# TASK DETAILS
Restate the data below word for word. Skip any images it contains.

# PROVIDED MATERIAL
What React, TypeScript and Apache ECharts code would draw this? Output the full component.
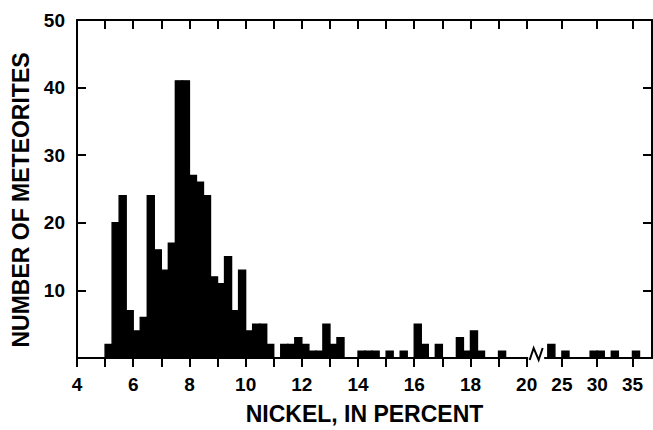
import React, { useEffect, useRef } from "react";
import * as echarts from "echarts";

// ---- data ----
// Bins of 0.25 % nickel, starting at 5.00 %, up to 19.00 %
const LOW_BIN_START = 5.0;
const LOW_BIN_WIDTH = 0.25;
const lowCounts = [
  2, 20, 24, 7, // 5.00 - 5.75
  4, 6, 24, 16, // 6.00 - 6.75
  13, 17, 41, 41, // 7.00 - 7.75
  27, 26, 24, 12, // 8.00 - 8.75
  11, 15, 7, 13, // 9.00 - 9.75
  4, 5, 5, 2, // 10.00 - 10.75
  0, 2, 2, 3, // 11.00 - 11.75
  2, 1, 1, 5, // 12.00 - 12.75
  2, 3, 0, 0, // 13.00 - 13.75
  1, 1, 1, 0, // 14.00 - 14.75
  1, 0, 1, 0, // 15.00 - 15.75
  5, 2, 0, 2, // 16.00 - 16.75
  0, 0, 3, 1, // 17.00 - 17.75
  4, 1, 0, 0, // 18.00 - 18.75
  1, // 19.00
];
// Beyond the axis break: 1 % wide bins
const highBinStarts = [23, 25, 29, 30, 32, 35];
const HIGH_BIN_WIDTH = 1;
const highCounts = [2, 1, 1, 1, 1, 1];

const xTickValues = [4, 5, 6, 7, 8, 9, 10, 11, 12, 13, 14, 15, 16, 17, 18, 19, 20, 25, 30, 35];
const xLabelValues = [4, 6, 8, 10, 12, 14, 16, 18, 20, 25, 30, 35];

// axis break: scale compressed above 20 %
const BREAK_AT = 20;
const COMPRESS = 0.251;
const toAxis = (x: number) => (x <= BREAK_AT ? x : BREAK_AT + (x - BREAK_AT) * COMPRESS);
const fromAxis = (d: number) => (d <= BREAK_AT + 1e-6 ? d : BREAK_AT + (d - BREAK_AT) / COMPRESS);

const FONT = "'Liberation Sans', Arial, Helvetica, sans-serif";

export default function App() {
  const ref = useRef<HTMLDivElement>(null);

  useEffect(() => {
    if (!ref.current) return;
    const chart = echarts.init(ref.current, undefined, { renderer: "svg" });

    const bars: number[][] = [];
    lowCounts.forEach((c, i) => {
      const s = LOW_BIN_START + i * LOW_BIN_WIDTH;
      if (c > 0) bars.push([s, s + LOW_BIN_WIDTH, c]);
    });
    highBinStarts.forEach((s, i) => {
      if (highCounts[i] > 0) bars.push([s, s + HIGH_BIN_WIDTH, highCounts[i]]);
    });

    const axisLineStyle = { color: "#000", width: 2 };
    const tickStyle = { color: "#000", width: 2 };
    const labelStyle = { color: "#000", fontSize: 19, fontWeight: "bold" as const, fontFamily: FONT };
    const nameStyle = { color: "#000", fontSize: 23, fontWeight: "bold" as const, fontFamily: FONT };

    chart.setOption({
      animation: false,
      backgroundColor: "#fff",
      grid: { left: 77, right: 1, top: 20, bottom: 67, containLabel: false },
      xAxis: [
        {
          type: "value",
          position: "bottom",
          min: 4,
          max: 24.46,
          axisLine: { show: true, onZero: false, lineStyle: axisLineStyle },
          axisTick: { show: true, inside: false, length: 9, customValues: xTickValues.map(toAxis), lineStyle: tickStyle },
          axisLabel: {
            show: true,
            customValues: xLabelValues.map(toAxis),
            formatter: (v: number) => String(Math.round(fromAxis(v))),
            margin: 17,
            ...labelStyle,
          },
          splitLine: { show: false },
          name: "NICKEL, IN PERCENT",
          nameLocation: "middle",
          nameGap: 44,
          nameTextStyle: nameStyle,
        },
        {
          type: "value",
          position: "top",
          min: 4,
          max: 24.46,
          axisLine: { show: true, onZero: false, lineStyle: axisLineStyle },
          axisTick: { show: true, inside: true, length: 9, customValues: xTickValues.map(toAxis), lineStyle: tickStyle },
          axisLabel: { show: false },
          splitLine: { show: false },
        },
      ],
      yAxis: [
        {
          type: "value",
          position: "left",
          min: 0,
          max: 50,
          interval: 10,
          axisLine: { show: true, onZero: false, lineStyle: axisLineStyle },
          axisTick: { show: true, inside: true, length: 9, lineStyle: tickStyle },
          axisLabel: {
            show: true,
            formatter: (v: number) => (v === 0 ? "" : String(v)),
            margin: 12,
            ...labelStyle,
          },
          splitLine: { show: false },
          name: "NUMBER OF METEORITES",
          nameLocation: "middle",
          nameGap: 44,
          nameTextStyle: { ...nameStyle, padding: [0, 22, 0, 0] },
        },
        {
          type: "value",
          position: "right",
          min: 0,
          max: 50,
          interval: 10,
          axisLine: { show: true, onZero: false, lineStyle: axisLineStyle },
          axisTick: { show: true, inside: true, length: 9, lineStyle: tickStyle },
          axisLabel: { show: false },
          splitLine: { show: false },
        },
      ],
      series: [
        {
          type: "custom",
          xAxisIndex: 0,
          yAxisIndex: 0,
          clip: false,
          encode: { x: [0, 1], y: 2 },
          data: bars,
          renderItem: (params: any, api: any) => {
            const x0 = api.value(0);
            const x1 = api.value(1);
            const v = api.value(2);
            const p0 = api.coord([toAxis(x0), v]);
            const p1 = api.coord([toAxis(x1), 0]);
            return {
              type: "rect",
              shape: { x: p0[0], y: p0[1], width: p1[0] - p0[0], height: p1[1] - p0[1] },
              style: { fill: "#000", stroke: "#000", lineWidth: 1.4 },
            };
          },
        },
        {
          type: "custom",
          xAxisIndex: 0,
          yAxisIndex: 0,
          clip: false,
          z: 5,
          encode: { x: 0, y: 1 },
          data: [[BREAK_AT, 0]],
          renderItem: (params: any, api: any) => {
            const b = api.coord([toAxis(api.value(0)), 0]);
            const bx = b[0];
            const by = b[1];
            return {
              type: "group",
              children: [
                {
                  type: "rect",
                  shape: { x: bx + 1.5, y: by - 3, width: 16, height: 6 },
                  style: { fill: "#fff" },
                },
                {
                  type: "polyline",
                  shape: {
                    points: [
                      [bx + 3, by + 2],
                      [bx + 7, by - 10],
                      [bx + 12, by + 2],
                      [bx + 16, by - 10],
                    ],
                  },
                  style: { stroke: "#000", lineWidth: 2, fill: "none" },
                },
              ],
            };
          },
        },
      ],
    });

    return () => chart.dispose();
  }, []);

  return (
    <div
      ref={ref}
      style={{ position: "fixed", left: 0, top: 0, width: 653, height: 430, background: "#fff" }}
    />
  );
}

# RESULT FOR THIS TASK
What React, TypeScript and Apache ECharts code would draw this? Output the full component.
import React, { useEffect, useRef } from "react";
import * as echarts from "echarts";

// ---- data ----
// Bins of 0.25 % nickel, starting at 5.00 %, up to 19.00 %
const LOW_BIN_START = 5.0;
const LOW_BIN_WIDTH = 0.25;
const lowCounts = [
  2, 20, 24, 7, // 5.00 - 5.75
  4, 6, 24, 16, // 6.00 - 6.75
  13, 17, 41, 41, // 7.00 - 7.75
  27, 26, 24, 12, // 8.00 - 8.75
  11, 15, 7, 13, // 9.00 - 9.75
  4, 5, 5, 2, // 10.00 - 10.75
  0, 2, 2, 3, // 11.00 - 11.75
  2, 1, 1, 5, // 12.00 - 12.75
  2, 3, 0, 0, // 13.00 - 13.75
  1, 1, 1, 0, // 14.00 - 14.75
  1, 0, 1, 0, // 15.00 - 15.75
  5, 2, 0, 2, // 16.00 - 16.75
  0, 0, 3, 1, // 17.00 - 17.75
  4, 1, 0, 0, // 18.00 - 18.75
  1, // 19.00
];
// Beyond the axis break: 1 % wide bins
const highBinStarts = [23, 25, 29, 30, 32, 35];
const HIGH_BIN_WIDTH = 1;
const highCounts = [2, 1, 1, 1, 1, 1];

const xTickValues = [4, 5, 6, 7, 8, 9, 10, 11, 12, 13, 14, 15, 16, 17, 18, 19, 20, 25, 30, 35];
const xLabelValues = [4, 6, 8, 10, 12, 14, 16, 18, 20, 25, 30, 35];

// axis break: scale compressed above 20 %
const BREAK_AT = 20;
const COMPRESS = 0.251;
const toAxis = (x: number) => (x <= BREAK_AT ? x : BREAK_AT + (x - BREAK_AT) * COMPRESS);
const fromAxis = (d: number) => (d <= BREAK_AT + 1e-6 ? d : BREAK_AT + (d - BREAK_AT) / COMPRESS);

const FONT = "'Liberation Sans', Arial, Helvetica, sans-serif";

export default function App() {
  const ref = useRef<HTMLDivElement>(null);

  useEffect(() => {
    if (!ref.current) return;
    const chart = echarts.init(ref.current, undefined, { renderer: "svg" });

    const bars: number[][] = [];
    lowCounts.forEach((c, i) => {
      const s = LOW_BIN_START + i * LOW_BIN_WIDTH;
      if (c > 0) bars.push([s, s + LOW_BIN_WIDTH, c]);
    });
    highBinStarts.forEach((s, i) => {
      if (highCounts[i] > 0) bars.push([s, s + HIGH_BIN_WIDTH, highCounts[i]]);
    });

    const axisLineStyle = { color: "#000", width: 2 };
    const tickStyle = { color: "#000", width: 2 };
    const labelStyle = { color: "#000", fontSize: 19, fontWeight: "bold" as const, fontFamily: FONT };
    const nameStyle = { color: "#000", fontSize: 23, fontWeight: "bold" as const, fontFamily: FONT };

    chart.setOption({
      animation: false,
      backgroundColor: "#fff",
      grid: { left: 77, right: 1, top: 20, bottom: 67, containLabel: false },
      xAxis: [
        {
          type: "value",
          position: "bottom",
          min: 4,
          max: 24.46,
          axisLine: { show: true, onZero: false, lineStyle: axisLineStyle },
          axisTick: { show: true, inside: false, length: 9, customValues: xTickValues.map(toAxis), lineStyle: tickStyle },
          axisLabel: {
            show: true,
            customValues: xLabelValues.map(toAxis),
            formatter: (v: number) => String(Math.round(fromAxis(v))),
            margin: 17,
            ...labelStyle,
          },
          splitLine: { show: false },
          name: "NICKEL, IN PERCENT",
          nameLocation: "middle",
          nameGap: 44,
          nameTextStyle: nameStyle,
        },
        {
          type: "value",
          position: "top",
          min: 4,
          max: 24.46,
          axisLine: { show: true, onZero: false, lineStyle: axisLineStyle },
          axisTick: { show: true, inside: true, length: 9, customValues: xTickValues.map(toAxis), lineStyle: tickStyle },
          axisLabel: { show: false },
          splitLine: { show: false },
        },
      ],
      yAxis: [
        {
          type: "value",
          position: "left",
          min: 0,
          max: 50,
          interval: 10,
          axisLine: { show: true, onZero: false, lineStyle: axisLineStyle },
          axisTick: { show: true, inside: true, length: 9, lineStyle: tickStyle },
          axisLabel: {
            show: true,
            formatter: (v: number) => (v === 0 ? "" : String(v)),
            margin: 12,
            ...labelStyle,
          },
          splitLine: { show: false },
          name: "NUMBER OF METEORITES",
          nameLocation: "middle",
          nameGap: 44,
          nameTextStyle: { ...nameStyle, padding: [0, 22, 0, 0] },
        },
        {
          type: "value",
          position: "right",
          min: 0,
          max: 50,
          interval: 10,
          axisLine: { show: true, onZero: false, lineStyle: axisLineStyle },
          axisTick: { show: true, inside: true, length: 9, lineStyle: tickStyle },
          axisLabel: { show: false },
          splitLine: { show: false },
        },
      ],
      series: [
        {
          type: "custom",
          xAxisIndex: 0,
          yAxisIndex: 0,
          clip: false,
          encode: { x: [0, 1], y: 2 },
          data: bars,
          renderItem: (params: any, api: any) => {
            const x0 = api.value(0);
            const x1 = api.value(1);
            const v = api.value(2);
            const p0 = api.coord([toAxis(x0), v]);
            const p1 = api.coord([toAxis(x1), 0]);
            return {
              type: "rect",
              shape: { x: p0[0], y: p0[1], width: p1[0] - p0[0], height: p1[1] - p0[1] },
              style: { fill: "#000", stroke: "#000", lineWidth: 1.4 },
            };
          },
        },
        {
          type: "custom",
          xAxisIndex: 0,
          yAxisIndex: 0,
          clip: false,
          z: 5,
          encode: { x: 0, y: 1 },
          data: [[BREAK_AT, 0]],
          renderItem: (params: any, api: any) => {
            const b = api.coord([toAxis(api.value(0)), 0]);
            const bx = b[0];
            const by = b[1];
            return {
              type: "group",
              children: [
                {
                  type: "rect",
                  shape: { x: bx + 1.5, y: by - 3, width: 16, height: 6 },
                  style: { fill: "#fff" },
                },
                {
                  type: "polyline",
                  shape: {
                    points: [
                      [bx + 3, by + 2],
                      [bx + 7, by - 10],
                      [bx + 12, by + 2],
                      [bx + 16, by - 10],
                    ],
                  },
                  style: { stroke: "#000", lineWidth: 2, fill: "none" },
                },
              ],
            };
          },
        },
      ],
    });

    return () => chart.dispose();
  }, []);

  return (
    <div
      ref={ref}
      style={{ position: "fixed", left: 0, top: 0, width: 653, height: 430, background: "#fff" }}
    />
  );
}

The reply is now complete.